REQUEST >> Leave the pictures out and quote every line from the start of the listing to the line with "const noxTicks = [0, 0.2, 0.4, 0.6, 0.8, 1.0];", inclusive.
────────────────────────────────────────
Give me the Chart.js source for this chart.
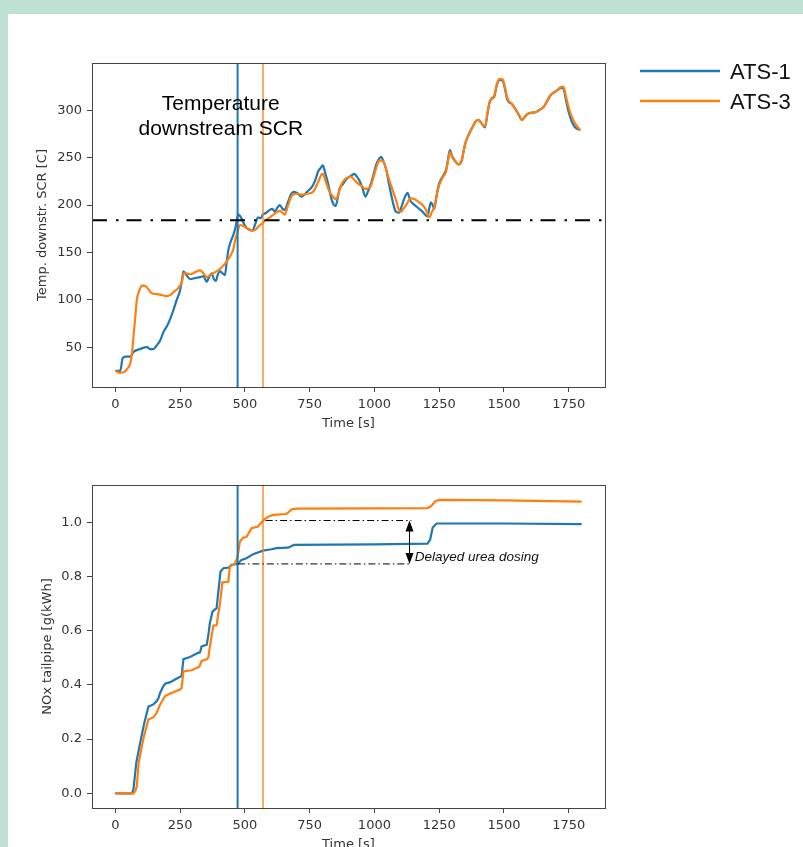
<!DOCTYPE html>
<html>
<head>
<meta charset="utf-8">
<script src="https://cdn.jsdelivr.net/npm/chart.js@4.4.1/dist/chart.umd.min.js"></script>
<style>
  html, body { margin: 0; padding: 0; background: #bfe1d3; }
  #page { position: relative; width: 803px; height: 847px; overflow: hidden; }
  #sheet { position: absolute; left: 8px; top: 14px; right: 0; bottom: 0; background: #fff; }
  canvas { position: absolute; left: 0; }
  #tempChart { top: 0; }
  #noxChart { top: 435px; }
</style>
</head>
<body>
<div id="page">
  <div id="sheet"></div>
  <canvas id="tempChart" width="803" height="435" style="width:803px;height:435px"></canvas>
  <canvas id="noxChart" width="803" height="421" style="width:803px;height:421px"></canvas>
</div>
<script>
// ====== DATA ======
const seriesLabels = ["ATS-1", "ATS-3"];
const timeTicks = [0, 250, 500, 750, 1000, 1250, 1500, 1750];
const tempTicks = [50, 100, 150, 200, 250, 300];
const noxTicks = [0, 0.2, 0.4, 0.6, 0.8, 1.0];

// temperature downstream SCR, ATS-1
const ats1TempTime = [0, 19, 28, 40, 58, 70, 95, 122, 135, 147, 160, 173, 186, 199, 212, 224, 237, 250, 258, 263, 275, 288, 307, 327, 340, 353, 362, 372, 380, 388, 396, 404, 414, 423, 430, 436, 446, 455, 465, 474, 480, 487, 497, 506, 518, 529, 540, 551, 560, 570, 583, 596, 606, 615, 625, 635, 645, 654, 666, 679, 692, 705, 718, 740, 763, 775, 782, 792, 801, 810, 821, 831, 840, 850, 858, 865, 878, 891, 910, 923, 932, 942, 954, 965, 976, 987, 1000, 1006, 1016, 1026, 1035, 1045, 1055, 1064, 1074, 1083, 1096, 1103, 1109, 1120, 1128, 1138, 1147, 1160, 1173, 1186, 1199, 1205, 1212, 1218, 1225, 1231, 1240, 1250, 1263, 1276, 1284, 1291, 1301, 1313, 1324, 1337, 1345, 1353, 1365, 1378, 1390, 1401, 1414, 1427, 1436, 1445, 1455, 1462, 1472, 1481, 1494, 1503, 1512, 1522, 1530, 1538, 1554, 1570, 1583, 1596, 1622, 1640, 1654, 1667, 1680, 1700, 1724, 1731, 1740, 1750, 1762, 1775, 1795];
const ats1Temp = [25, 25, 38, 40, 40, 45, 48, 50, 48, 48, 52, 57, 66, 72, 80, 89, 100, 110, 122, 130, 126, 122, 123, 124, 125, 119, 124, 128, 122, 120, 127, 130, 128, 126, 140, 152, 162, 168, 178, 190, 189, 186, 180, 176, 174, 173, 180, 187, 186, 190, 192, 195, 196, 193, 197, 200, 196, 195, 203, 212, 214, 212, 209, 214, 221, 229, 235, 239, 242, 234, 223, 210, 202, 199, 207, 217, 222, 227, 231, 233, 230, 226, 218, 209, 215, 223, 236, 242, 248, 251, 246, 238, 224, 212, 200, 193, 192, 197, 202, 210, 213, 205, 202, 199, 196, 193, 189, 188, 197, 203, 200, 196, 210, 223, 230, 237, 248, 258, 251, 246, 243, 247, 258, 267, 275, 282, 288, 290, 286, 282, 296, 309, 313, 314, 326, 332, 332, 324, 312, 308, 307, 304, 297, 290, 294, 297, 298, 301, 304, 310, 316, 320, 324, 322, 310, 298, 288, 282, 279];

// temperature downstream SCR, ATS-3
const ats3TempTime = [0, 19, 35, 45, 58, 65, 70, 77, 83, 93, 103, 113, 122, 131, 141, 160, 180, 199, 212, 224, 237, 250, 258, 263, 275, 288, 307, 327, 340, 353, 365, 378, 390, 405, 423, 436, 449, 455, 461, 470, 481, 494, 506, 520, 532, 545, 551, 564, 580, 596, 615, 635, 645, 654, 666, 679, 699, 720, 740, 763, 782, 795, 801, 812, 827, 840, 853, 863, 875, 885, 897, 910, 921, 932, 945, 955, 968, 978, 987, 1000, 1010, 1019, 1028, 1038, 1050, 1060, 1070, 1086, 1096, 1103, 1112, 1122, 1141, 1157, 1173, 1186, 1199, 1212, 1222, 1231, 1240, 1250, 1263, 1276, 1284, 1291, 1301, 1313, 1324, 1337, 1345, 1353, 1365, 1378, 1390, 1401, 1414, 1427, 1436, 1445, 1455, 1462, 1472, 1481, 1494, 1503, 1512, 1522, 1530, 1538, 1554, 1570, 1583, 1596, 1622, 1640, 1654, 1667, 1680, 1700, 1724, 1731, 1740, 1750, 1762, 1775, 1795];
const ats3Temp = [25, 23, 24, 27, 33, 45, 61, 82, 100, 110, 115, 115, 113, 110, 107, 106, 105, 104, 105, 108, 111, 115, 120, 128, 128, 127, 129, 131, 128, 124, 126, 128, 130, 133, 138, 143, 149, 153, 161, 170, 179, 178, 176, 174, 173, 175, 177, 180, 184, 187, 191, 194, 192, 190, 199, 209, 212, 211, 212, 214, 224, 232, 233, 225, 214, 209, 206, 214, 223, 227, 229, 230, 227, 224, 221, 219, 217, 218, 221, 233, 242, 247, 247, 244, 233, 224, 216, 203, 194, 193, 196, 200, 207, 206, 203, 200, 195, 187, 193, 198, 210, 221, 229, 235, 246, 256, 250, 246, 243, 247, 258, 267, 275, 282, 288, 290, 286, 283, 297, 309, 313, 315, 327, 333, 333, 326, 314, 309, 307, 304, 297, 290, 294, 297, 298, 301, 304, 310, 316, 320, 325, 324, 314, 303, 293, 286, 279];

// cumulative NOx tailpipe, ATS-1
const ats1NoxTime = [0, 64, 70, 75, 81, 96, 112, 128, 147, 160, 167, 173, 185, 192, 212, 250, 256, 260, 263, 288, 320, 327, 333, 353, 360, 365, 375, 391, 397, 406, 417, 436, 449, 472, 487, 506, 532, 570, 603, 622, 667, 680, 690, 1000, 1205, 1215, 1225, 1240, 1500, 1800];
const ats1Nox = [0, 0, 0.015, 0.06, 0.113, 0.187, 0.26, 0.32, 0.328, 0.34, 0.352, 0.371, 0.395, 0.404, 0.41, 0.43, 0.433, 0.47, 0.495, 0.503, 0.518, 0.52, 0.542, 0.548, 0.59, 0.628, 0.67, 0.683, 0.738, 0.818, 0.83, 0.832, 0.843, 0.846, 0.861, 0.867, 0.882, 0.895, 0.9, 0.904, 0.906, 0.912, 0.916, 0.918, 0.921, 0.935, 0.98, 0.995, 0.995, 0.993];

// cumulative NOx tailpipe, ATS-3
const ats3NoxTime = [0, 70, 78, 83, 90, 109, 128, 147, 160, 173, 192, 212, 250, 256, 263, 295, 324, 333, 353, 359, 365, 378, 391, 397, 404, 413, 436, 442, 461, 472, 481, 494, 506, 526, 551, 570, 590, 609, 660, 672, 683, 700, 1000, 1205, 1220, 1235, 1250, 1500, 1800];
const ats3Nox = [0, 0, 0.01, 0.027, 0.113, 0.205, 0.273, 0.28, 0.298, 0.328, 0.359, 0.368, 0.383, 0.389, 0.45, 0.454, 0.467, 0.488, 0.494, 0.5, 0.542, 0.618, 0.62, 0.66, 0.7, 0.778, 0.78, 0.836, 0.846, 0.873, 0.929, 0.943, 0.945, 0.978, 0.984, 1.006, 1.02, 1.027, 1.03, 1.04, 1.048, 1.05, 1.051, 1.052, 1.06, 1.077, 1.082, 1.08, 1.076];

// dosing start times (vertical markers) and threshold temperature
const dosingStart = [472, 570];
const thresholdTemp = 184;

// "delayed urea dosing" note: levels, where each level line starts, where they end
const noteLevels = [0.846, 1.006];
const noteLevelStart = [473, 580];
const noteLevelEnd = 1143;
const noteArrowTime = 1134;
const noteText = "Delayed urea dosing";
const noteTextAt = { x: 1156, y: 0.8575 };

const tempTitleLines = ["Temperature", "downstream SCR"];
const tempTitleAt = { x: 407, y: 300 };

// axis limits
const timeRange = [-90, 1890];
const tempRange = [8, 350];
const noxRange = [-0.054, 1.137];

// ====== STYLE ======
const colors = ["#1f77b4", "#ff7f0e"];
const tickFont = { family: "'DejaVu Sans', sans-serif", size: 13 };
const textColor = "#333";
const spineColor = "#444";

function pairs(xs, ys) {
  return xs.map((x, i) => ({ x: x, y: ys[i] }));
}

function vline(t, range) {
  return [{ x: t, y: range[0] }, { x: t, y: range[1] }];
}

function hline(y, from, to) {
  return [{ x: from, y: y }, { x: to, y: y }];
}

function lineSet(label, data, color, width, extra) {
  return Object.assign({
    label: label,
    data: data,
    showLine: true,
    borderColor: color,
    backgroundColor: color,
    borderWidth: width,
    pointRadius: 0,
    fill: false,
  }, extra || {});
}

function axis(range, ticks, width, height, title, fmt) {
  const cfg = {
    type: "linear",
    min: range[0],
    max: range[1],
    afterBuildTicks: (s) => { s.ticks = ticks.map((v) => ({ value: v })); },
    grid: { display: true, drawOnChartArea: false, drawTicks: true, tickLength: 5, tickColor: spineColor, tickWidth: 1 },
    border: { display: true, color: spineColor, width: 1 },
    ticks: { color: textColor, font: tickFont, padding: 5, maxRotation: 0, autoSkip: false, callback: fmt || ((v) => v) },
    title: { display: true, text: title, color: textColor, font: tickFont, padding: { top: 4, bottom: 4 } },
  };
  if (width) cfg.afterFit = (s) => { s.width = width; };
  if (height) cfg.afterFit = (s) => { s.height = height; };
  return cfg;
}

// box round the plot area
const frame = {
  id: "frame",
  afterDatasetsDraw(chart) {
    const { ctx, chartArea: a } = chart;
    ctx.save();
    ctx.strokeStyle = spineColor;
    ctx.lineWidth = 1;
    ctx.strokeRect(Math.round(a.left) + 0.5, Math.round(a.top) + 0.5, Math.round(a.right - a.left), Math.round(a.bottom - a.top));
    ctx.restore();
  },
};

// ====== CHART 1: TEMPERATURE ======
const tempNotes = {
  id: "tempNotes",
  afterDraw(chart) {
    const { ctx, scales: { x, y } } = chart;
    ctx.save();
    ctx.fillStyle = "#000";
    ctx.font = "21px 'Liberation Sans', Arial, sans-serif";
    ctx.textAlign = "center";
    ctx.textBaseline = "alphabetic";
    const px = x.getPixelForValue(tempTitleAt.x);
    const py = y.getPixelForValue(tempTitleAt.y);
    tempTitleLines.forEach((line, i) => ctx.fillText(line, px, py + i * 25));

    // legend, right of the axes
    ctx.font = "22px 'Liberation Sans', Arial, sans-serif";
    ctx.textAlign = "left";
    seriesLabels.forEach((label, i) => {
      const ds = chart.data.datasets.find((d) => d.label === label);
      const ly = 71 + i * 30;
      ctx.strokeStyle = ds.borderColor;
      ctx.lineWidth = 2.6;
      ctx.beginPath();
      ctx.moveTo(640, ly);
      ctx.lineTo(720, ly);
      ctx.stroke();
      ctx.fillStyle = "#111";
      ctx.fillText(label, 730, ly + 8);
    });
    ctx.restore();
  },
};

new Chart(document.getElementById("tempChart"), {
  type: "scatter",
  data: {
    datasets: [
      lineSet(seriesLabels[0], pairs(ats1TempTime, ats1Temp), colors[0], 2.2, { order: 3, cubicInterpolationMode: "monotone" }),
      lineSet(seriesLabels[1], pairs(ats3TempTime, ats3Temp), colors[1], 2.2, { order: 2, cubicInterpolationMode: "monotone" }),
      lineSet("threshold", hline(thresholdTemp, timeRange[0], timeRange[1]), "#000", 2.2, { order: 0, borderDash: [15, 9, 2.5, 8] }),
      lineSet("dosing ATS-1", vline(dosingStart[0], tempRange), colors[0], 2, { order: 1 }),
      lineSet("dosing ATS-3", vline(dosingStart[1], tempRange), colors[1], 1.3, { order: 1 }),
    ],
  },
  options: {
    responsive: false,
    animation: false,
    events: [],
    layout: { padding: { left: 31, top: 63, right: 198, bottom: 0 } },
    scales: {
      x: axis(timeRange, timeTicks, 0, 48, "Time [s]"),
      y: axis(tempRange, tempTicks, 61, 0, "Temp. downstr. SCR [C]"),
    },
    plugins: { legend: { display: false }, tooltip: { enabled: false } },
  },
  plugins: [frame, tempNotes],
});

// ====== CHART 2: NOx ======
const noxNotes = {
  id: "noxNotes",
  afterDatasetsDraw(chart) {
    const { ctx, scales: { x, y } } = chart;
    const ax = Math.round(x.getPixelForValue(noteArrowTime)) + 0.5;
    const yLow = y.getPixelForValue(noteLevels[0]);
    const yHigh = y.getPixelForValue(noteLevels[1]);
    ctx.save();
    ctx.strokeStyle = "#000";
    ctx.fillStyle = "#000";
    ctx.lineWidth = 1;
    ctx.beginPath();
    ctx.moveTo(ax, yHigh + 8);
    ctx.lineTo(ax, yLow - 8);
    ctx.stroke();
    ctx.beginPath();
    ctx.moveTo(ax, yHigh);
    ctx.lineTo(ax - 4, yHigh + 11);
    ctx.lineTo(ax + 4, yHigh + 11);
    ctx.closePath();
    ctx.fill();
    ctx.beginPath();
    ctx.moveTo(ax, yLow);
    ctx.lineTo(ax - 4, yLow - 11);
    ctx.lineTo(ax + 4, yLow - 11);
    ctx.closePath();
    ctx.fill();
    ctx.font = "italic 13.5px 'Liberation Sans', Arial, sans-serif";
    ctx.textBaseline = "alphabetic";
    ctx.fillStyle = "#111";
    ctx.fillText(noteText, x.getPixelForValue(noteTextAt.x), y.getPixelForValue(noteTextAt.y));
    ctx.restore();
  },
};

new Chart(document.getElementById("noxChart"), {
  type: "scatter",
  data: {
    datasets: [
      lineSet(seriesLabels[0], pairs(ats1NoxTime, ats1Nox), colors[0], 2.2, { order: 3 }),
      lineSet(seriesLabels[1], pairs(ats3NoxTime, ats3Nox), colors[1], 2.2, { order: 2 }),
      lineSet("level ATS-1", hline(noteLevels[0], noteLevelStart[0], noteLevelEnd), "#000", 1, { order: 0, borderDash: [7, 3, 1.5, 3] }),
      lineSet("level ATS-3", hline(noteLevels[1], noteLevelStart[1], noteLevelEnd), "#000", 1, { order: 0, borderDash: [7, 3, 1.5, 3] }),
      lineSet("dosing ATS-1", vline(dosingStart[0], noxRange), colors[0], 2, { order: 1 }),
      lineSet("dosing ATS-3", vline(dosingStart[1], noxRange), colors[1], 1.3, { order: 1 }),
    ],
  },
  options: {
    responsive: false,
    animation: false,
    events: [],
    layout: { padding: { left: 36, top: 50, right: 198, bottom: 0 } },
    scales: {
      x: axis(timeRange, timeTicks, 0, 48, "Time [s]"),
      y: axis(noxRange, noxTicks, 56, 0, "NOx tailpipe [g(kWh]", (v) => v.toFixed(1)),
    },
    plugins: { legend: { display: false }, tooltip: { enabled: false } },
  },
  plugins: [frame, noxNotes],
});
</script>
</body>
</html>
────────────────────────────────────────
RESPONSE FOR THIS EXERCISE >>
Give me the Chart.js source for this chart.
<!DOCTYPE html>
<html>
<head>
<meta charset="utf-8">
<script src="https://cdn.jsdelivr.net/npm/chart.js@4.4.1/dist/chart.umd.min.js"></script>
<style>
  html, body { margin: 0; padding: 0; background: #bfe1d3; }
  #page { position: relative; width: 803px; height: 847px; overflow: hidden; }
  #sheet { position: absolute; left: 8px; top: 14px; right: 0; bottom: 0; background: #fff; }
  canvas { position: absolute; left: 0; }
  #tempChart { top: 0; }
  #noxChart { top: 435px; }
</style>
</head>
<body>
<div id="page">
  <div id="sheet"></div>
  <canvas id="tempChart" width="803" height="435" style="width:803px;height:435px"></canvas>
  <canvas id="noxChart" width="803" height="421" style="width:803px;height:421px"></canvas>
</div>
<script>
// ====== DATA ======
const seriesLabels = ["ATS-1", "ATS-3"];
const timeTicks = [0, 250, 500, 750, 1000, 1250, 1500, 1750];
const tempTicks = [50, 100, 150, 200, 250, 300];
const noxTicks = [0, 0.2, 0.4, 0.6, 0.8, 1.0];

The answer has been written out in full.